Gannon wrote that he wasn’t surprised about the well’s flow, because the water levels all over the state had dropped between two to ten feet. He wouldn’t comment on the impact of pumping the well. He took a guess that the well’s origin was Pleistocene, but acknowledged there was no log.
Dr. Simpkins mentioned the well was degrading over time and that the city should know all the information before installing a pump. He suggested Dr. Burras as a candidate to get Eagle Grove’s attention.
Gannon had called Bob, and then found out that the council would have to get all the information before installing a pump.
Dr. Simpkins suggested appealing toward an economic perspective of persuasion with the cost of the pump, about whether or not something should happen.
Gannon’s last email said that the potential impact of Central Iowa Renewable Resources’ ethanol plant in Goldfield may be having an effect on the flowing well—or not. They were permitted to use 262 million gallons of water per year (mgy), and used 210 mgy in 2012, a 10% increase from 2010 to 2012. The plant went online in 2006.
I wanted to make one more trip out to Eagle Grove before anything else happened.
***
A few rainy May days later, I drove to Eagle Grove. Trees had begun to bud and dandelions’ yellow seedheads speckled the lush green lawns.

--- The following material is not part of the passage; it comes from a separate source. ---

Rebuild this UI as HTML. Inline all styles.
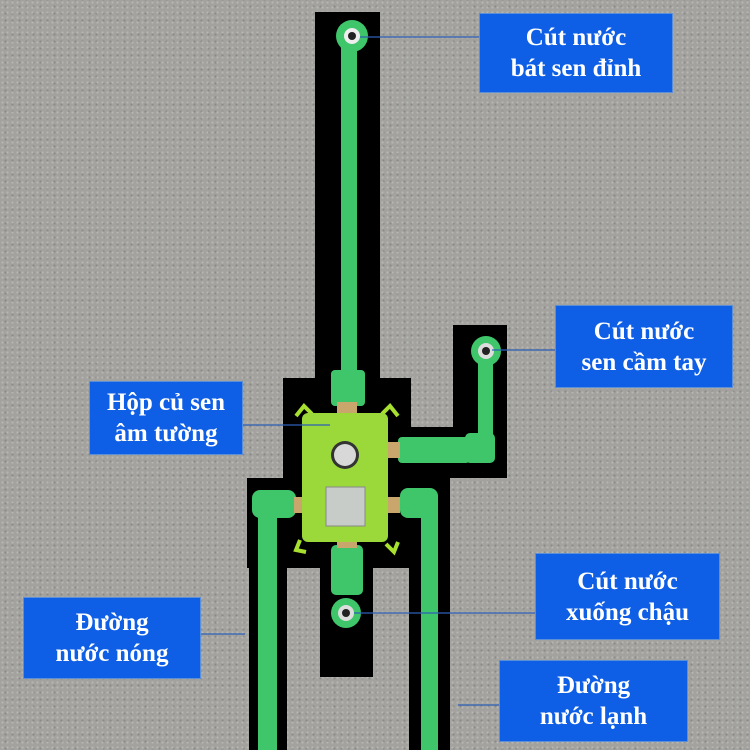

It had been nine months since I first visited Eagle Grove. As I walked to the gazebo, I heard an echoing sound. I had heard so much noise, all to listen to this sound.
Water from the well flowed through the pipe. No electric pump forced it. The water splashed into a Simply Lemonade jug, filling it up and over, continually. The excess water drained down into the rock-basin, recharging the ground.
I bent over and stuck my face in the flow. I took a sip. The water tasted rusty and left my mouth feeling dry.